[Material provided]
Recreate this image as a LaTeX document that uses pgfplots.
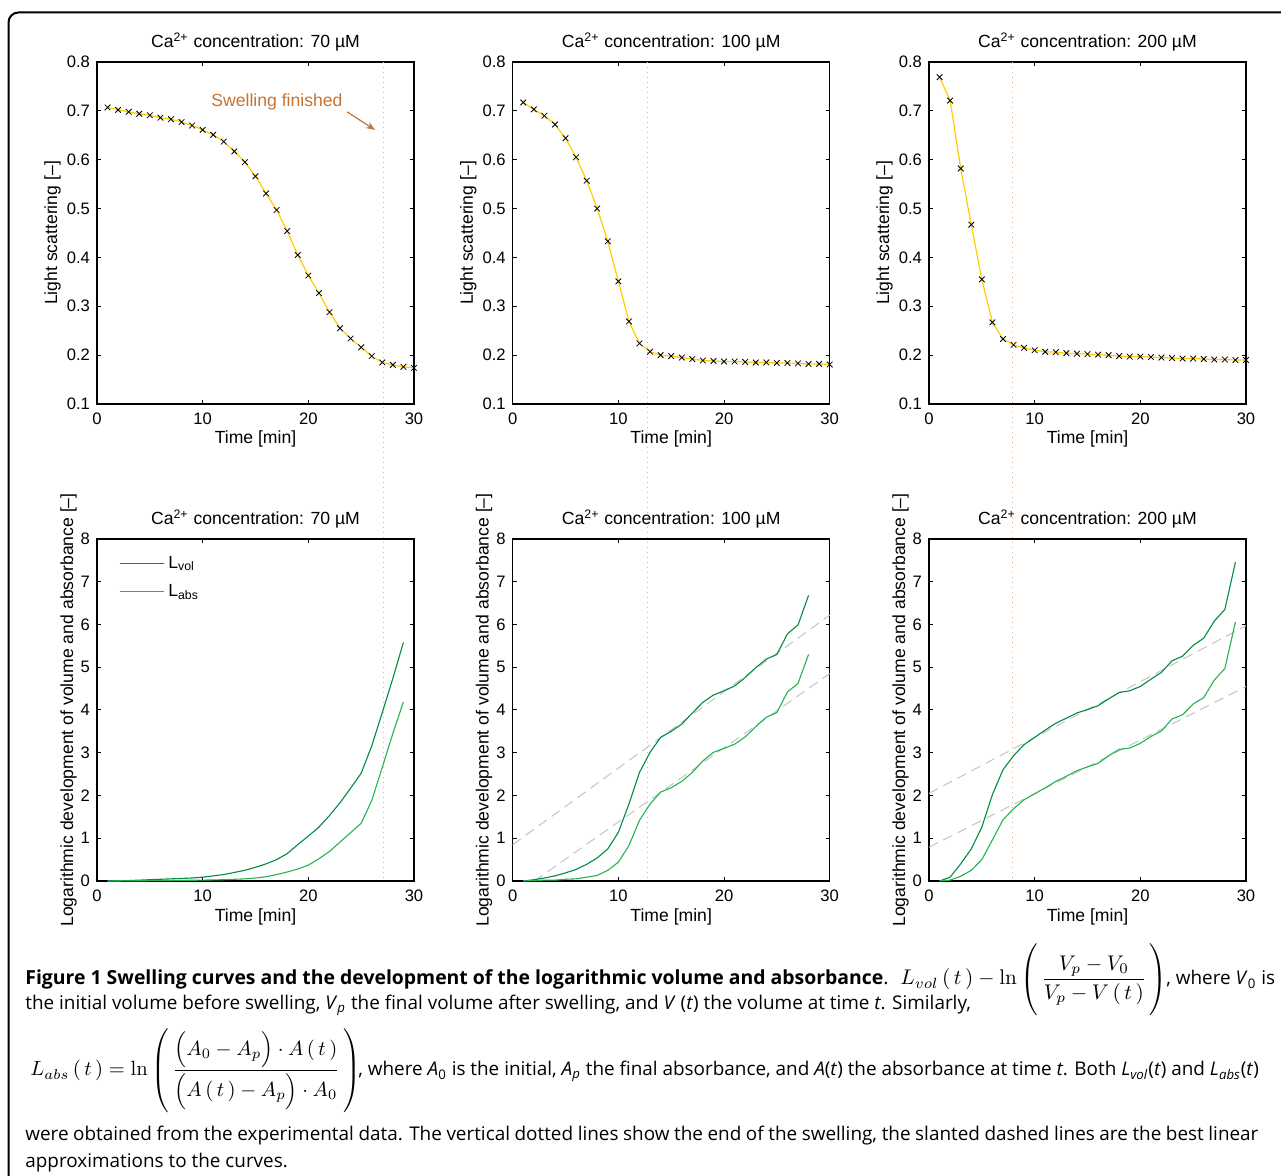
\RequirePackage{fix-cm}
\documentclass[border=0pt]{standalone}
\usepackage[no-math]{fontspec}
\setmainfont{Liberation Sans}
\newfontfamily\capfont{Open Sans}
\usepackage{pgfplots}
\pgfplotsset{compat=1.18}
\usetikzlibrary{arrows.meta}

\definecolor{ylw}{RGB}{255,205,0}
\definecolor{gvol}{RGB}{0,140,65}
\definecolor{gabs}{RGB}{35,180,80}
\definecolor{dotc}{RGB}{240,170,120}
\definecolor{swc}{RGB}{200,115,45}
\definecolor{dashc}{RGB}{195,195,195}

\newcommand{\lab}{\fontsize{8.8}{10}\selectfont}
\newcommand{\capf}{\capfont\fontsize{9.45}{11}\selectfont}
\newcommand{\capb}{\capfont\fontsize{9.7}{11}\selectfont\bfseries}

\pgfplotsset{
  base/.style={
    width=158.5pt, height=171pt, scale only axis, anchor=south west,
    xmin=0, xmax=30, xtick={0,10,20,30},
    tick align=inside, major tick length=2pt,
    axis line style={line width=0.6pt},
    every tick/.style={black, line width=0.5pt},
    /pgf/number format/assume math mode=true,
    tick label style={font=\fontsize{8.3}{10}\selectfont},
    xticklabel style={yshift=-1pt},
    label style={font=\lab},
    title style={font=\lab, at={(axis description cs:0.5,1.0439)}, anchor=base, yshift=-6.5pt},
    xlabel={Time [min]},
    xlabel style={at={(axis description cs:0.5,-0.117)}, anchor=base},
    clip=false,
  },
  toprow/.style={base, ymin=0.1, ymax=0.8,
    ytick={0.1,0.2,0.3,0.4,0.5,0.6,0.7,0.8},
    yticklabel style={/pgf/number format/.cd, fixed, fixed zerofill, precision=1},
    ylabel={Light scattering [--]},
    ylabel style={at={(axis description cs:-0.126,0.5)}, anchor=base}},
  botrow/.style={base, ymin=0, ymax=8, ytick={0,1,2,3,4,5,6,7,8},
    ylabel={Logarithmic development of volume and absorbance [--]},
    ylabel style={at={(axis description cs:-0.0757,0.5)}, anchor=base}},
  ls/.style={color=ylw, line width=0.6pt, mark=x, mark size=2pt,
    mark options={black, solid, line width=0.4pt}},
  dl/.style={dotc, line width=0.5pt, dash pattern=on 0.5pt off 2pt},
  vol/.style={gvol, line width=0.55pt},
  abs/.style={gabs, line width=0.55pt},
  fit/.style={dashc, line width=0.5pt, dash pattern=on 5pt off 3pt},
}

\begin{document}
\begin{tikzpicture}
\path[use as bounding box] (0,0) rectangle (640.5pt,588pt);
\draw[line width=1pt, rounded corners=5pt] (4.25pt,-3pt) -- (4.25pt,581.75pt) -- (645pt,581.75pt);

% ---------- top row ----------
\begin{axis}[toprow, at={(48.5pt,386pt)}, title={Ca\textsuperscript{2+} concentration: 70 µM}]
\addplot[ls] coordinates {
(1,0.707) (2,0.702) (3,0.698) (4,0.694) (5,0.691) (6,0.686) (7,0.683) (8,0.677) (9,0.670) (10,0.661)
(11,0.651) (12,0.637) (13,0.617) (14,0.595) (15,0.566) (16,0.531) (17,0.497) (18,0.454) (19,0.405) (20,0.363)
(21,0.327) (22,0.288) (23,0.255) (24,0.234) (25,0.216) (26,0.198) (27,0.185) (28,0.180) (29,0.176) (30,0.174)};
\addplot[dl] coordinates {(27.13,0.8) (27.13,-0.876)};
\node[swc, font=\lab] at (axis cs:17.03,0.718) {Swelling finished};
\draw[swc, line width=0.6pt, -{Stealth[length=4.5pt,width=3.5pt]}] (axis cs:23.66,0.698) -- (axis cs:26.31,0.661);
\end{axis}

\begin{axis}[toprow, at={(256.35pt,386pt)}, title={Ca\textsuperscript{2+} concentration: 100 µM}]
\addplot[ls] coordinates {
(1,0.717) (2,0.703) (3,0.690) (4,0.672) (5,0.644) (6,0.605) (7,0.557) (8,0.500) (9,0.433) (10,0.351)
(11,0.269) (12,0.224) (13,0.207) (14,0.200) (15,0.198) (16,0.195) (17,0.192) (18,0.189) (19,0.188) (20,0.187)
(21,0.187) (22,0.186) (23,0.185) (24,0.185) (25,0.184) (26,0.184) (27,0.183) (28,0.182) (29,0.182) (30,0.181)};
\addplot[dl] coordinates {(12.73,0.8) (12.73,-0.876)};
\end{axis}

\begin{axis}[toprow, at={(464.5pt,386pt)}, title={Ca\textsuperscript{2+} concentration: 200 µM}]
\addplot[ls] coordinates {
(1,0.769) (2,0.721) (3,0.582) (4,0.467) (5,0.355) (6,0.267) (7,0.233) (8,0.221) (9,0.215) (10,0.210)
(11,0.207) (12,0.206) (13,0.204) (14,0.203) (15,0.202) (16,0.201) (17,0.200) (18,0.198) (19,0.197) (20,0.197)
(21,0.196) (22,0.195) (23,0.194) (24,0.193) (25,0.193) (26,0.192) (27,0.191) (28,0.191) (29,0.190) (30,0.190)};
\addplot[dl] coordinates {(7.89,0.8) (7.89,-0.876)};
\end{axis}

% ---------- bottom row ----------
\begin{axis}[botrow, at={(48.5pt,147.5pt)}, title={Ca\textsuperscript{2+} concentration: 70 µM},
  legend style={draw=none, fill=none, at={(axis description cs:0.05,0.975)}, anchor=north west,
    font=\lab, row sep=2.5pt, legend cell align=left},
  legend image code/.code={\draw[#1] (0pt,0pt) -- (22pt,0pt);}]
\addplot[vol] coordinates {
(1,0) (2,0.005) (3,0.01) (4,0.02) (5,0.03) (6,0.04) (7,0.05) (8,0.06) (9,0.07) (10,0.09)
(11,0.12) (12,0.15) (13,0.2) (14,0.25) (15,0.32) (16,0.4) (17,0.5) (18,0.64) (19,0.85) (20,1.05)
(21,1.26) (22,1.53) (23,1.83) (24,2.17) (25,2.52) (26,3.16) (27,3.94) (28,4.74) (29,5.58)};
\addplot[abs] coordinates {
(1,0) (2,0) (3,0.003) (4,0.005) (5,0.007) (6,0.01) (7,0.012) (8,0.015) (9,0.017) (10,0.02)
(11,0.025) (12,0.03) (13,0.04) (14,0.05) (15,0.07) (16,0.1) (17,0.15) (18,0.21) (19,0.28) (20,0.37)
(21,0.52) (22,0.69) (23,0.91) (24,1.13) (25,1.35) (26,1.88) (27,2.66) (28,3.45) (29,4.19)};
\legend{L\textsubscript{vol}, L\textsubscript{abs}}
\end{axis}

\begin{axis}[botrow, at={(256.35pt,147.5pt)}, title={Ca\textsuperscript{2+} concentration: 100 µM}]
\addplot[fit] coordinates {(0,0.85) (30,6.22)};
\addplot[fit] coordinates {(2.05,0) (30,4.85)};
\addplot[vol] coordinates {
(1,0) (2,0.03) (3,0.07) (4,0.12) (5,0.19) (6,0.27) (7,0.39) (8,0.54) (9,0.75) (10,1.14)
(11,1.80) (12,2.54) (13,3.01) (14,3.36) (15,3.50) (16,3.67) (17,3.93) (18,4.18) (19,4.35) (20,4.45)
(21,4.56) (22,4.76) (23,4.99) (24,5.19) (25,5.30) (26,5.78) (27,5.99) (28,6.68)};
\addplot[abs] coordinates {
(1,0) (2,0.01) (3,0.02) (4,0.02) (5,0.04) (6,0.05) (7,0.09) (8,0.13) (9,0.25) (10,0.44)
(11,0.83) (12,1.42) (13,1.80) (14,2.08) (15,2.18) (16,2.33) (17,2.54) (18,2.81) (19,3.01) (20,3.10)
(21,3.20) (22,3.37) (23,3.61) (24,3.83) (25,3.94) (26,4.42) (27,4.62) (28,5.30)};
\end{axis}

\begin{axis}[botrow, at={(464.5pt,147.5pt)}, title={Ca\textsuperscript{2+} concentration: 200 µM}]
\addplot[fit] coordinates {(0,2.05) (30,5.97)};
\addplot[fit] coordinates {(0,0.79) (30,4.55)};
\addplot[vol] coordinates {
(1,0) (2,0.09) (3,0.40) (4,0.75) (5,1.26) (6,2.02) (7,2.60) (8,2.93) (9,3.19) (10,3.36)
(11,3.53) (12,3.69) (13,3.81) (14,3.93) (15,4.01) (16,4.10) (17,4.26) (18,4.41) (19,4.45) (20,4.55)
(21,4.72) (22,4.88) (23,5.15) (24,5.26) (25,5.51) (26,5.68) (27,6.08) (28,6.35) (29,7.46)};
\addplot[abs] coordinates {
(1,0) (2,0.02) (3,0.11) (4,0.25) (5,0.50) (6,0.96) (7,1.43) (8,1.69) (9,1.90) (10,2.04)
(11,2.18) (12,2.33) (13,2.45) (14,2.58) (15,2.67) (16,2.75) (17,2.93) (18,3.08) (19,3.11) (20,3.22)
(21,3.38) (22,3.51) (23,3.79) (24,3.89) (25,4.14) (26,4.29) (27,4.70) (28,4.97) (29,6.06)};
\end{axis}

% ---------- caption ----------
\node[anchor=base west, inner sep=0pt, font=\capb] at (12.5pt,95.5pt)
  {Figure 1 Swelling curves and the development of the logarithmic volume and absorbance\mdseries.};
\node[anchor=base west, inner sep=0pt, font=\fontsize{10.6}{13}\selectfont] at (450pt,95.5pt)
  {$\displaystyle L_{vol}\left(\,t\,\right)-\ln\left(\rule[-16.5pt]{0pt}{39pt}\,\frac{V_p-V_0}{V_p-V\left(\,t\,\right)}\,\right)$};
\node[anchor=base west, inner sep=0pt, font=\capf] at (583pt,95.5pt)
  {, where \textit{V}\textsubscript{0} is};
\node[anchor=base west, inner sep=0pt, font=\capf] at (12.5pt,83pt)
  {the initial volume before swelling, \textit{V}\textsubscript{\textit{p}} the final volume after swelling, and \textit{V} (\textit{t}) the volume at time \textit{t}. Similarly,};
\node[anchor=base west, inner sep=0pt, font=\fontsize{10.3}{13}\selectfont] at (15pt,50pt)
  {$\displaystyle L_{abs}\left(\,t\,\right)=\ln\left(\rule[-19.5pt]{0pt}{45pt}\,\frac{\Bigl(A_0-A_p\Bigr)\cdot A\left(\,t\,\right)}{\Bigl(A\left(\,t\,\right)-A_p\Bigr)\cdot A_0}\,\right)$};
\node[anchor=base west, inner sep=0pt, font=\capf] at (179pt,50pt)
  {, where \textit{A}\textsubscript{0} is the initial, \textit{A}\textsubscript{\textit{p}} the final absorbance, and \textit{A}(\textit{t}) the absorbance at time \textit{t}. Both \textit{L}\textsubscript{\textit{vol}}(\textit{t}) and \textit{L}\textsubscript{\textit{abs}}(\textit{t})};
\node[anchor=base west, inner sep=0pt, font=\capf] at (12.5pt,17.5pt)
  {\makebox[616.5pt][s]{were obtained from the experimental data. The vertical dotted lines show the end of the swelling, the slanted dashed lines are the best linear}};
\node[anchor=base west, inner sep=0pt, font=\capf] at (12.5pt,4pt)
  {approximations to the curves.};
\end{tikzpicture}
\end{document}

[Instruction]
What is the number of lines in the listing that contain the string "image"? Reply with that number alone.

[Expected answer]
2